A weekend of winter white allowed Mt. Hermon to open Sunday for skiing with a meter of snow cover on lower slopes and 1.5 meters higher up.
Heavy rainstorms struck the entire country, with blizzards in the northern Golan Heights that closed all major arteries throughout the region for the duration of the Sabbath.
Mixed snow and rain fell in the Tzfat area in the northern Galilee, with rain spreading across the rest of the north, raising the level of Lake Kinneret (the Sea of Galilee) by 11 centimeters, and feeding thirsty plants and trees parched from what has been a relatively dry winter. A ban on watering gardens throughout the winter months is in place as Israel tries desperately to conserve whatever water it can.

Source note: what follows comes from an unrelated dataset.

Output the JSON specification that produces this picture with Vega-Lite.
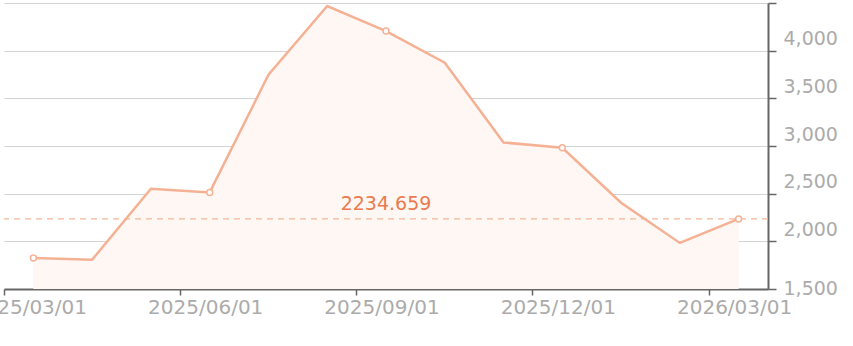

However, there is still a long way to go before the lake's water level will return to what is considered “normal” – at present, the level is 44 cm below the “red line” at which officials say drought standards must be instituted.
The storms that swept across the country from north to south beginning Friday and continuing until Sunday morning meant that in most of the country, Israel has met 100 percent of its average rainfall for this time of year.
The southern region, however, continues to suffer from a paucity of rain, meeting only 30 percent of what should be its average rainfall, according to the National Meteorological Service.
Forecasters are predicting partly cloudy skies for the remainder of Sunday with rising temperatures in the afternoon, but still remaining unseasonably cool. Light snow may fall over Mt. Hermon. Skies will continue to be partly cloudy with a chance of scattered light rain in the north on Monday and Tuesday, with cold temperatures.